| Ableism and the Social Model of Disability: What Does it Have to do With Behavior Analysts?
|Sunday, May 29, 2022
|3:00 PM–3:50 PM
|Meeting Level 2; Room 253A-C
|Area: PCH; Domain: Theory
|Chair: Summer Bottini (May Institute)
|CE Instructor: Summer Bottini, Ph.D.
|Panelists: DOROTHEA C. LERMAN (University of Houston-Clear Lake), STEPHANIE PETERSON (Western Michigan University), ANDREW HALL (Pyles and Associates)
Recipients of behavior analytic services have traditionally been viewed through a medical model lens that treats deficits. Alternatively, a social model of disability views societal barriers and systemic biases as limiting people with disabilities’ ability to thrive and meet their own needs/wants. Some disciplines have increasingly acknowledged this social conceptualization of disability and begun to adopt more equitable language and practices across research and practice. In both research and practice, behavior analysts have generally have not ascribed to a social model of disability, perhaps contributing to ongoing negative perceptions of applied behavior analysis (ABA) in some communities. This panel will begin with a brief overview of terms and concepts relevant to equity in behavior analysis and disability research. Our panel will then discuss these concepts as they relate to ethical research and practice in ABA. Namely, the panel will (1) discuss the importance of considering these concepts as diversity issues in practice, (2) identify indicators of ableism in ABA research and discourse, and (3) consider how subtle ableism may influence behavior analytic interventions. Last, the panel will discuss initial steps behavior analysts may take to challenge their own assumptions and support equity for people with disabilities in our field.
|Instruction Level: Intermediate
Trainees, direct-care therapists, and active certified behavior analysts at the masters or doctoral level. Individuals that provide/supervise clinical services, consume research, and/or contribute to the empirical literature may benefit from this session.
|Learning Objectives: At the conclusion of the presentation, participants will be able to: (1) define ableism and the social model of disability as it relates to research and practice in behavior analysis; (2) identify behaviors and permanent products that reflect ableism in behavior analytic research; (3) state at least two behaviors that behavior analysts should engage in to promote ethical and equitable care of disabled people or those with developmental delays
|DOROTHEA C. LERMAN (University of Houston-Clear Lake)
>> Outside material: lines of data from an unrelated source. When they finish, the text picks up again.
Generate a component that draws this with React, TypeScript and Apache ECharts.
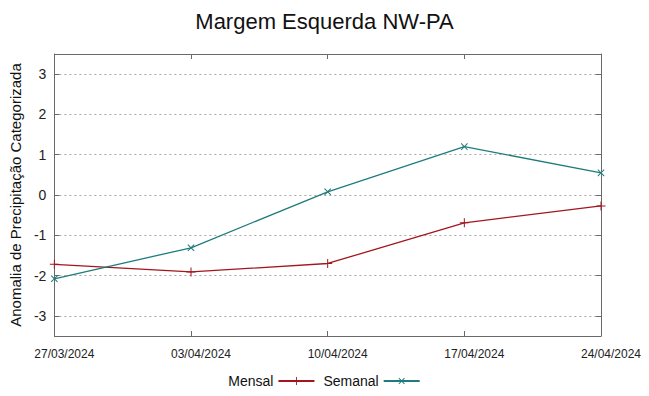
import React, { useEffect, useRef } from "react";
import * as echarts from "echarts";

const categories = ["27/03/2024", "03/04/2024", "10/04/2024", "17/04/2024", "24/04/2024"];
const mensal = [-1.72, -1.91, -1.7, -0.69, -0.27];
const semanal = [-2.08, -1.31, 0.08, 1.2, 0.55];
const yTicks = [-3, -2, -1, 0, 1, 2, 3];

const PLUS = "path://M4,0H5V4H9V5H5V9H4V5H0V4H4Z";
const FONT = "Liberation Sans, Arial, sans-serif";

export default function App() {
  const ref = useRef<HTMLDivElement>(null);
  useEffect(() => {
    if (!ref.current) return;
    const chart = echarts.init(ref.current, null, { renderer: "svg" });
    const axisColor = "#6a6a6a";
    chart.setOption({
      animation: false,
      backgroundColor: "#ffffff",
      textStyle: { fontFamily: FONT },
      title: {
        text: "Margem Esquerda NW-PA",
        left: "center",
        top: 5,
        textStyle: { fontSize: 22, fontWeight: "normal", color: "#111", fontFamily: FONT },
      },
      grid: { left: 50, right: 48, top: 54, bottom: 60, containLabel: false },
      legend: {
        bottom: 3,
        left: "center",
        align: "right",
        itemWidth: 36,
        itemHeight: 10,
        itemGap: 8,
        textStyle: { fontSize: 14, color: "#111", fontFamily: FONT },
        data: ["Mensal", "Semanal"],
      },
      xAxis: [
        {
          type: "category",
          data: categories,
          boundaryGap: false,
          position: "bottom",
          axisLine: { onZero: false, lineStyle: { color: axisColor, width: 1 } },
          axisTick: { inside: true, length: 5, lineStyle: { color: axisColor } },
          axisLabel: {
            fontSize: 12,
            color: "#222",
            margin: 12,
            padding: [0, 0, 0, 20],
            fontFamily: FONT,
          },
          splitLine: { show: false },
        },
        {
          type: "category",
          data: categories,
          boundaryGap: false,
          position: "top",
          axisLine: { onZero: false, lineStyle: { color: axisColor, width: 1 } },
          axisTick: { inside: true, length: 5, lineStyle: { color: axisColor } },
          axisLabel: { show: false },
          splitLine: { show: false },
        },
      ],
      yAxis: [
        {
          type: "value",
          min: -3.5,
          max: 3.5,
          position: "left",
          name: "Anomalia de Precipitação Categorizada",
          nameLocation: "middle",
          nameGap: 20,
          nameTextStyle: { fontSize: 15, color: "#111", fontFamily: FONT },
          axisLine: { show: true, onZero: false, lineStyle: { color: axisColor, width: 1 } },
          axisTick: { show: true, inside: true, length: 5, customValues: yTicks, lineStyle: { color: axisColor } },
          axisLabel: { fontSize: 14, color: "#222", margin: 8, customValues: yTicks },
          splitLine: { show: true, lineStyle: { color: "#a8a8a8", type: [2, 3], width: 1 } },
        },
        {
          type: "value",
          min: -3.5,
          max: 3.5,
          position: "right",
          axisLine: { show: true, onZero: false, lineStyle: { color: axisColor, width: 1 } },
          axisTick: { show: true, inside: true, length: 5, customValues: yTicks, lineStyle: { color: axisColor } },
          axisLabel: { show: false, customValues: yTicks },
          splitLine: { show: false },
        },
      ],
      series: [
        {
          name: "Mensal",
          type: "line",
          data: mensal,
          xAxisIndex: 0,
          yAxisIndex: 0,
          symbol: PLUS,
          symbolSize: 9,
          showAllSymbol: true,
          lineStyle: { color: "#a3161e", width: 1.3 },
          itemStyle: { color: "#a3161e" },
        },
        {
          name: "Semanal",
          type: "line",
          data: semanal,
          xAxisIndex: 0,
          yAxisIndex: 0,
          symbol: PLUS,
          symbolRotate: 45,
          symbolSize: 9,
          showAllSymbol: true,
          lineStyle: { color: "#1f7c7c", width: 1.3 },
          itemStyle: { color: "#1f7c7c" },
        },
      ],
    });
    return () => chart.dispose();
  }, []);
  return <div ref={ref} style={{ width: 649, height: 396, position: "absolute", left: 0, top: 0 }} />;
}
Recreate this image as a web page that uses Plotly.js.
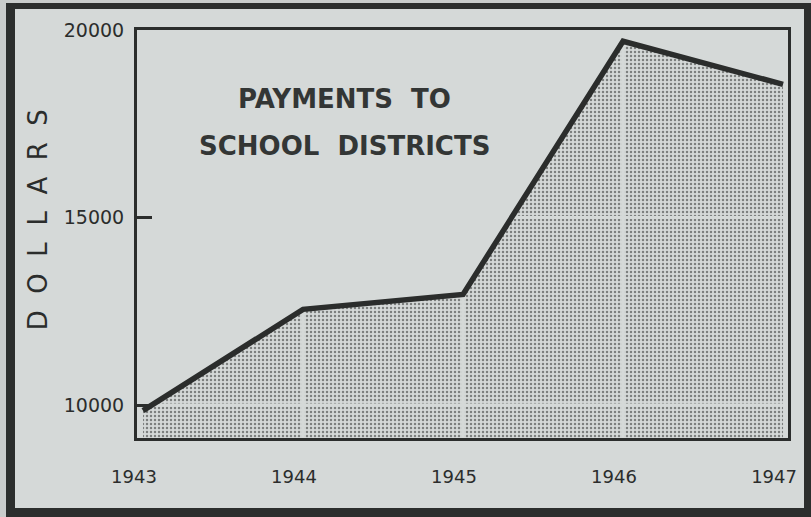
<!DOCTYPE html>
<html>
<head>
<meta charset="utf-8">
<script src="https://cdn.plot.ly/plotly-3.0.1.min.js"></script>
<style>
  html, body { margin: 0; padding: 0; width: 811px; height: 517px; overflow: hidden; background: #c9cccb; }
  #frame { position: absolute; left: 6px; top: 3px; width: 805px; height: 514px; background: #2c2e2d; }
  #chart { position: absolute; left: 15px; top: 9px; width: 789px; height: 499px; }
</style>
</head>
<body>
<div id="frame"></div>
<div id="chart"></div>
<script>
// ---- data ----
const years = [1943, 1944, 1945, 1946, 1947];
const payments = [9850, 12550, 12950, 19700, 18550];
const yTickVals = [10000, 15000, 20000];
const yTickText = ["10000", "15000", "20000"];
const xTickText = ["1943", "1944", "1945", "1946", "1947"];
const titleLines = ["PAYMENTS\u00a0\u00a0TO", "SCHOOL\u00a0\u00a0DISTRICTS"];
const yTitle = "DOLLARS";

// ---- styling ----
const bg = "rgb(213,217,216)";
const ink = "#2b2d2c";
const xRange = [1942.9625, 1947.031];
const yRange = [9120, 20000];

const traces = [];
// stippled area
traces.push({
  x: years, y: payments, type: "scatter", mode: "none",
  fill: "tozeroy",
  fillcolor: "rgba(0,0,0,0)",
  fillpattern: { shape: ".", size: 4, solidity: 0.3, fgcolor: "#7c7f7e", bgcolor: "rgba(0,0,0,0)" },
  hoverinfo: "skip", showlegend: false
});
// gaps in the stipple at the grid positions (drawn in background colour)
years.slice(1, -1).forEach(function (yr) {
  traces.push({ x: [yr, yr], y: yRange, type: "scatter", mode: "lines",
    line: { color: bg, width: 3 }, hoverinfo: "skip", showlegend: false });
});
yTickVals.slice(0, -1).forEach(function (v) {
  traces.push({ x: xRange, y: [v, v], type: "scatter", mode: "lines",
    line: { color: bg, width: 3 }, hoverinfo: "skip", showlegend: false });
});
// the heavy line
traces.push({
  x: years, y: payments, type: "scatter", mode: "lines",
  line: { color: ink, width: 5.5 },
  showlegend: false, name: "Payments"
});

const layout = {
  width: 789, height: 499,
  margin: { l: 122, r: 16, t: 21, b: 70 },
  paper_bgcolor: bg, plot_bgcolor: bg,
  showlegend: false,
  font: { family: "DejaVu Sans, sans-serif", color: ink },
  xaxis: {
    range: xRange, tickvals: years, ticktext: xTickText,
    showgrid: false, zeroline: false,
    showline: true, linecolor: ink, linewidth: 3, mirror: true,
    ticks: "outside", ticklen: 0, ticklabelstandoff: 20, ticklabelshift: -9,
    tickfont: { family: "DejaVu Sans, sans-serif", size: 18, color: ink }
  },
  yaxis: {
    range: yRange, tickvals: yTickVals, ticktext: yTickText,
    showgrid: false, zeroline: false,
    showline: true, linecolor: ink, linewidth: 3, mirror: true,
    ticks: "inside", ticklen: 15, tickwidth: 3, tickcolor: ink,
    ticklabelstandoff: 6,
    tickfont: { family: "DejaVu Sans, sans-serif", size: 19, color: ink }
  },
  annotations: [
    { text: titleLines[0], xref: "paper", yref: "paper", x: 0.318, y: 0.831,
      xanchor: "center", yanchor: "middle", showarrow: false,
      font: { family: "DejaVu Sans, sans-serif", size: 26, color: "#333635", weight: "bold" } },
    { text: titleLines[1], xref: "paper", yref: "paper", x: 0.318, y: 0.716,
      xanchor: "center", yanchor: "middle", showarrow: false,
      font: { family: "DejaVu Sans, sans-serif", size: 26, color: "#333635", weight: "bold" } },
    { text: yTitle.split("").join("\u00a0\u00a0"), xref: "paper", yref: "paper",
      x: -0.152, y: 0.534, xanchor: "center", yanchor: "middle", textangle: -90,
      showarrow: false,
      font: { family: "DejaVu Sans, sans-serif", size: 26, color: ink } }
  ]
};

Plotly.newPlot("chart", traces, layout, { staticPlot: true, displayModeBar: false });
</script>
</body>
</html>
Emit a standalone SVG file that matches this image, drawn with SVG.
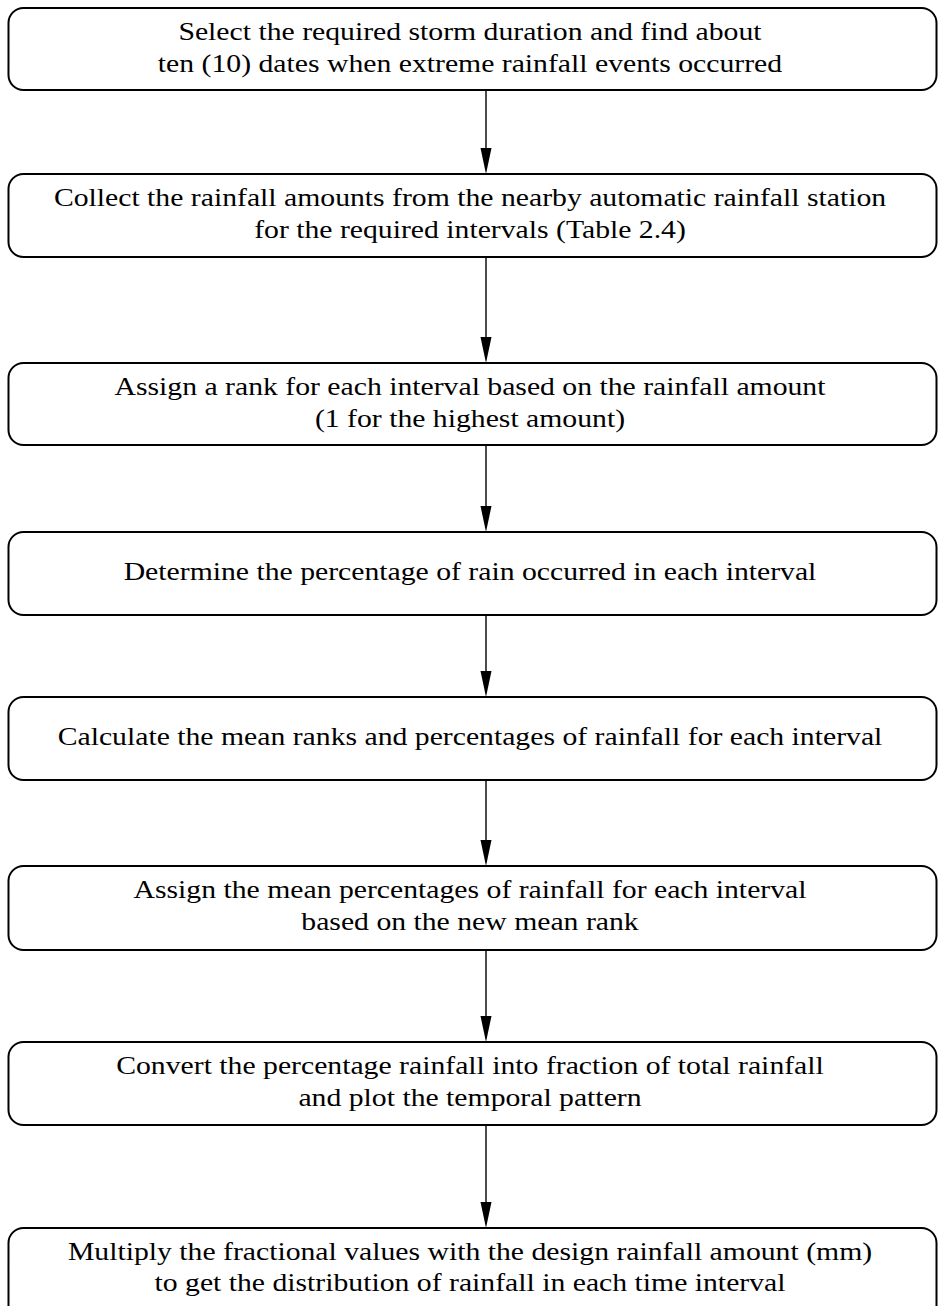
<svg xmlns="http://www.w3.org/2000/svg" width="938" height="1306" viewBox="0 0 938 1306">
<style>
.box{fill:#fff;stroke:#000;stroke-width:2}
.t{font-family:"Liberation Serif","Times New Roman",serif;font-size:26px;fill:#000;text-anchor:middle}
.c{stroke:#000;stroke-width:1.4;fill:none}
.h{fill:#000}
</style>
<rect width="938" height="1306" fill="#fff"/>
<g id="connectors">
<line class="c" x1="486" y1="90" x2="486" y2="149"/>
<path class="h" d="M480.5,148 L491.5,148 L486,174 Z"/>
<line class="c" x1="486" y1="257" x2="486" y2="338"/>
<path class="h" d="M480.5,337 L491.5,337 L486,363 Z"/>
<line class="c" x1="486" y1="445" x2="486" y2="507"/>
<path class="h" d="M480.5,506 L491.5,506 L486,532 Z"/>
<line class="c" x1="486" y1="615" x2="486" y2="672"/>
<path class="h" d="M480.5,671 L491.5,671 L486,697 Z"/>
<line class="c" x1="486" y1="780" x2="486" y2="841"/>
<path class="h" d="M480.5,840 L491.5,840 L486,866 Z"/>
<line class="c" x1="486" y1="950" x2="486" y2="1017"/>
<path class="h" d="M480.5,1016 L491.5,1016 L486,1042 Z"/>
<line class="c" x1="486" y1="1125" x2="486" y2="1203"/>
<path class="h" d="M480.5,1202 L491.5,1202 L486,1228 Z"/>
</g>
<g id="n1">
<rect class="box" x="8.5" y="8" width="928" height="82" rx="15"/>
<g transform="translate(470 0) scale(1.143 1)">
<text class="t" x="0" y="40">Select the required storm duration and find about</text>
<text class="t" x="0" y="72">ten (10) dates when extreme rainfall events occurred</text>
</g>
</g>
<g id="n2">
<rect class="box" x="8.5" y="174" width="928" height="83" rx="15"/>
<g transform="translate(470 0) scale(1.143 1)">
<text class="t" x="0" y="206">Collect the rainfall amounts from the nearby automatic rainfall station</text>
<text class="t" x="0" y="238">for the required intervals (Table 2.4)</text>
</g>
</g>
<g id="n3">
<rect class="box" x="8.5" y="363" width="928" height="82" rx="15"/>
<g transform="translate(470 0) scale(1.143 1)">
<text class="t" x="0" y="395">Assign a rank for each interval based on the rainfall amount</text>
<text class="t" x="0" y="427">(1 for the highest amount)</text>
</g>
</g>
<g id="n4">
<rect class="box" x="8.5" y="532" width="928" height="83" rx="15"/>
<g transform="translate(470 0) scale(1.143 1)">
<text class="t" x="0" y="580">Determine the percentage of rain occurred in each interval</text>
</g>
</g>
<g id="n5">
<rect class="box" x="8.5" y="697" width="928" height="83" rx="15"/>
<g transform="translate(470 0) scale(1.143 1)">
<text class="t" x="0" y="745">Calculate the mean ranks and percentages of rainfall for each interval</text>
</g>
</g>
<g id="n6">
<rect class="box" x="8.5" y="866" width="928" height="84" rx="15"/>
<g transform="translate(470 0) scale(1.143 1)">
<text class="t" x="0" y="898">Assign the mean percentages of rainfall for each interval</text>
<text class="t" x="0" y="930">based on the new mean rank</text>
</g>
</g>
<g id="n7">
<rect class="box" x="8.5" y="1042" width="928" height="83" rx="15"/>
<g transform="translate(470 0) scale(1.143 1)">
<text class="t" x="0" y="1074">Convert the percentage rainfall into fraction of total rainfall</text>
<text class="t" x="0" y="1106">and plot the temporal pattern</text>
</g>
</g>
<g id="n8">
<rect class="box" x="8.5" y="1228" width="928" height="100" rx="15"/>
<g transform="translate(470 0) scale(1.143 1)">
<text class="t" x="0" y="1260">Multiply the fractional values with the design rainfall amount (mm)</text>
<text class="t" x="0" y="1291">to get the distribution of rainfall in each time interval</text>
</g>
</g>
</svg>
|Dorothea Lerman is currently a Professor of Behavior Analysis at the University of Houston - Clear Lake, where she chairs the master’s program in behavior analysis and serves as Director of the UHCL Center for Autism and Developmental Disabilities (CADD). She received her doctoral degree in Psychology from the University of Florida, specializing in behavior analysis. Her areas of expertise include autism, developmental disabilities, early intervention, functional analysis, teacher and parent training, and treatment of severe behavior disorders. She currently oversees several programs at CADD, including a focused intervention program for children with autism, a vocational program for adults with disabilities, a student support program for college students with autism, and a teacher training program for local school districts. Dr. Lerman has published more than 100 research articles and chapters, served as Editor-in-Chief for The Journal of Applied Behavior Analysis and Behavior Analysis in Practice and has secured more than $2 million in grants and contracts to support her work. She was the recipient of the 2007 Distinguished Contribution to Applied Behavioral Research Award and the 2001 B.F. Skinner Award for New Researchers, awarded by Division 25 of the American Psychological Association. She also was named a Fellow of the Association for Behavior Analysis-International in 2008. Dr. Lerman is a Licensed Behavior Analyst and a Board Certified Behavior Analyst.
|STEPHANIE PETERSON (Western Michigan University)
|Stephanie M. Peterson, Ph.D. is Associate Dean of the College of Arts and Sciences at Western Michigan University. She earned her doctorate in Special Education at The University of Iowa in 1994. She is also Professor of Psychology and the previous chair of the Department of Psychology. Previously, she taught at Gonzaga University, Utah State University, The Ohio State University, and Idaho State University. Her primary research interests are helping to decrease chronic severe behavior problems in children with developmental disabilities. Specifically, she studies choice making in the treatment of problem behavior, functional communication training, reinforcement-based interventions for children with problem behavior, concurrent schedules of reinforcement in the treatment of severe problem behavior, functional analysis of problem behavior, and teleconsultation. She also has interests in applications of behavior analysis to educational interventions and teacher/behavior analyst training. She has served on a variety of editorial boards, including the Journal of Applied Behavior Analysis and Behavior Analysis in Practice and is currently the editor of Behavior Analysis in Practice. She also served as a Senior Editor for Education and Treatment of Children for many years. She served two 3-year terms on the Board of Directors for the Behavior Analyst Certification Board and was appointed by the Governor of Michigan to the Michigan Board of Behavior Analysts, Michigan’s licensing board for behavior analysts. She served as the President of the Board for two years.